• _Collected material_:

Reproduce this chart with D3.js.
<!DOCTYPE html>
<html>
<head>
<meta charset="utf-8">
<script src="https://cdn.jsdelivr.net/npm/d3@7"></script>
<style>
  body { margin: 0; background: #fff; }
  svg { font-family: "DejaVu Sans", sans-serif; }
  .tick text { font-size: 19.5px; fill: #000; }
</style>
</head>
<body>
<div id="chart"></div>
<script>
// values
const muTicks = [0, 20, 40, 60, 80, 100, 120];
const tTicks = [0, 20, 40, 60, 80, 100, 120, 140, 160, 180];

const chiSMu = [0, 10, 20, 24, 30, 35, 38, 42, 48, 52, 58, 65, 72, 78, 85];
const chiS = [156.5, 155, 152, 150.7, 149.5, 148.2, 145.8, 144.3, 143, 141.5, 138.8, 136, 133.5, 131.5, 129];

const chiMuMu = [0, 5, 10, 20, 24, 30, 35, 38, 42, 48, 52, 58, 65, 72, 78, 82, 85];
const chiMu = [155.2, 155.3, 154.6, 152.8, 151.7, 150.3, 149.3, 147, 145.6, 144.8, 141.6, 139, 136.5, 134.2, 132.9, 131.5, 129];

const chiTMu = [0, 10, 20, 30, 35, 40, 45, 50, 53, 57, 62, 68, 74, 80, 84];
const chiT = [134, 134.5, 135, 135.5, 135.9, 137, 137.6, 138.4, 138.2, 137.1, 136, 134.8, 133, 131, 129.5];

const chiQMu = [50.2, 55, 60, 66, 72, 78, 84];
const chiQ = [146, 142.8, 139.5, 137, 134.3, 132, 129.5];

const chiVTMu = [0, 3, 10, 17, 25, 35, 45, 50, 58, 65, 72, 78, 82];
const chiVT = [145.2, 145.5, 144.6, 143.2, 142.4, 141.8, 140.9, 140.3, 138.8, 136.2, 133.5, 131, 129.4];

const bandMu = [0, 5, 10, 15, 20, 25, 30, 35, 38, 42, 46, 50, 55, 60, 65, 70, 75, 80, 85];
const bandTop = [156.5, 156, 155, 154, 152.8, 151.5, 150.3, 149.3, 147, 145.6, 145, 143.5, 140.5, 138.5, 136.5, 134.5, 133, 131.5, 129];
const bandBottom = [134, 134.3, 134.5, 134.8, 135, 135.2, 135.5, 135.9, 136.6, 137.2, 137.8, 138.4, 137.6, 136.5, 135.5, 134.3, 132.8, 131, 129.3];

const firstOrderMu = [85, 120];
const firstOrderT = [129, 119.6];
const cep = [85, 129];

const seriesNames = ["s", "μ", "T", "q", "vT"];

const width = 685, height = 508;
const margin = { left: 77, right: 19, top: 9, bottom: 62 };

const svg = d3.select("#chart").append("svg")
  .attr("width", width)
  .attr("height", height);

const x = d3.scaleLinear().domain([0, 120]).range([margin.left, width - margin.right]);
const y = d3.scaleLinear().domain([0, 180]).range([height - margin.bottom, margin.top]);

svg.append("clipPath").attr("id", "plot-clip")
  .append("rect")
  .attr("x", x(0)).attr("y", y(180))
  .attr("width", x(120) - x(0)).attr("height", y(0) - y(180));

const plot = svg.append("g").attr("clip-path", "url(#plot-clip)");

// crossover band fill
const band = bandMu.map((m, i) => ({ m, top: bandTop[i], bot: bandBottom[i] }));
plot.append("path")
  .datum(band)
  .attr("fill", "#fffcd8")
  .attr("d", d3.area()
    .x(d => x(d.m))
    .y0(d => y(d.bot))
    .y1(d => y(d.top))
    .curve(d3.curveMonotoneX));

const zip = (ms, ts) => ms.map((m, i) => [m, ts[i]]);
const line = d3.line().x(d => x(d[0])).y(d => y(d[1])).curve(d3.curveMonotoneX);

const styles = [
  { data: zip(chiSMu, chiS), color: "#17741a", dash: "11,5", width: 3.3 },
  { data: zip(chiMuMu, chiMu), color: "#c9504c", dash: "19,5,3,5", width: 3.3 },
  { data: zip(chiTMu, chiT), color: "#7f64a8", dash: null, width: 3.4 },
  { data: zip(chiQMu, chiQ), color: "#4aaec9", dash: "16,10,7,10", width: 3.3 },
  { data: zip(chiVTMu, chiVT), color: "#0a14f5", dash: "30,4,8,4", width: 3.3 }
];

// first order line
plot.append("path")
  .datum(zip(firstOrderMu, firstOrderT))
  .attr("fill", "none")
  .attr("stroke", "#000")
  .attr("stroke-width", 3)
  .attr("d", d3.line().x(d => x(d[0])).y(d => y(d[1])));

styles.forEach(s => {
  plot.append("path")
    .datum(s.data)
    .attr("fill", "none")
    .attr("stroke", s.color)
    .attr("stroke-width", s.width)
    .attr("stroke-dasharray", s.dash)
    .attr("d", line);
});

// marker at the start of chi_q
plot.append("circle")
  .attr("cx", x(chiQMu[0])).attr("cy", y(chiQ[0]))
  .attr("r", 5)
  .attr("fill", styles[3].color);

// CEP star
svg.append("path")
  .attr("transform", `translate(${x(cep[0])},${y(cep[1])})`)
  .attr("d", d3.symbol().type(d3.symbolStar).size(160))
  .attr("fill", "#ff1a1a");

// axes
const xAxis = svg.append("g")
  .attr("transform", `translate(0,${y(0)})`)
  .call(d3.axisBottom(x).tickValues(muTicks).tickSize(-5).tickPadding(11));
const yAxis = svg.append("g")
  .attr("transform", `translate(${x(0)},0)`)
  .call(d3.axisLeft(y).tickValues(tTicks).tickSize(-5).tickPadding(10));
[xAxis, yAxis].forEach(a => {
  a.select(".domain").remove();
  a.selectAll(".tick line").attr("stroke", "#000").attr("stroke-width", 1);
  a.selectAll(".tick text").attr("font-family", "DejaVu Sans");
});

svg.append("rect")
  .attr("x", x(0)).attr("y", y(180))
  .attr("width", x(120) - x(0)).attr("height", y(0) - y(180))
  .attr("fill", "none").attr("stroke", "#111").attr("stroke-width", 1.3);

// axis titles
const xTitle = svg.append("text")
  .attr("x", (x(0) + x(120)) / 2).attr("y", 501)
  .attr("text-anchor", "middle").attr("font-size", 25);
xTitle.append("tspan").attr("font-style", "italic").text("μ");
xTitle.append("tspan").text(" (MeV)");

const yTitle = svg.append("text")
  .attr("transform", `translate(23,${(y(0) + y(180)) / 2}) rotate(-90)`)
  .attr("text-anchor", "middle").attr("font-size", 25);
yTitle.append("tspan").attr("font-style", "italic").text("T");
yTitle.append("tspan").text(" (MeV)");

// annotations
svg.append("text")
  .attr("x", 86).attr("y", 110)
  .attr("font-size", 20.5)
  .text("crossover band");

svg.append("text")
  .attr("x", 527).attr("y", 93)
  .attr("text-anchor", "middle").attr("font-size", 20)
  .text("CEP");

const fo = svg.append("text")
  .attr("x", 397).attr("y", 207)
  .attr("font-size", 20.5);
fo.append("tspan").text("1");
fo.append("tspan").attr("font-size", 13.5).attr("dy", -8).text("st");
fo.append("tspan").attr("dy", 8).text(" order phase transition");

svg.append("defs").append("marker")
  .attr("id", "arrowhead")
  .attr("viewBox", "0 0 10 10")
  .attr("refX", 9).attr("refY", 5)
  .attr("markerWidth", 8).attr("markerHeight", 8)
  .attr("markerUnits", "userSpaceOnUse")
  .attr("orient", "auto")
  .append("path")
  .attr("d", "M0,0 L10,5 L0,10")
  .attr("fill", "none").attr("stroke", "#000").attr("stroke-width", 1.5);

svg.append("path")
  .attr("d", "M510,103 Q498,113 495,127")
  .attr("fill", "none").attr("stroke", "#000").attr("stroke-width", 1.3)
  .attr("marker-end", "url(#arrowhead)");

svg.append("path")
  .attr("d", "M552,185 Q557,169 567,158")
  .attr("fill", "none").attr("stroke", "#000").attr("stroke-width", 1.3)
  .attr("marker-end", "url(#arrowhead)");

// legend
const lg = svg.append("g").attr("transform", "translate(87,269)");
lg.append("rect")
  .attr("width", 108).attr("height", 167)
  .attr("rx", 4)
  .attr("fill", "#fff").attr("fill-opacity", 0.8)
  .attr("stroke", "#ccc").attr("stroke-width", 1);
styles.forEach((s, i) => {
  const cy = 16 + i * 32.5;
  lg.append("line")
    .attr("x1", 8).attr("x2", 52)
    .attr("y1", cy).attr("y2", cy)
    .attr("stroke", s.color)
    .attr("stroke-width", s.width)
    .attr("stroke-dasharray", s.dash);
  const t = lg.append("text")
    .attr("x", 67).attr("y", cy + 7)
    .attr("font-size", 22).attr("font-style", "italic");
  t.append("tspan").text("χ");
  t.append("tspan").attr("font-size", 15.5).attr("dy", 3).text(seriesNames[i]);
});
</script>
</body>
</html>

• _Brief_: Each line holding "chart" must be found and copied.

• _Expected answer_:
Reproduce this chart with D3.js.
<div id="chart"></div>
const svg = d3.select("#chart").append("svg")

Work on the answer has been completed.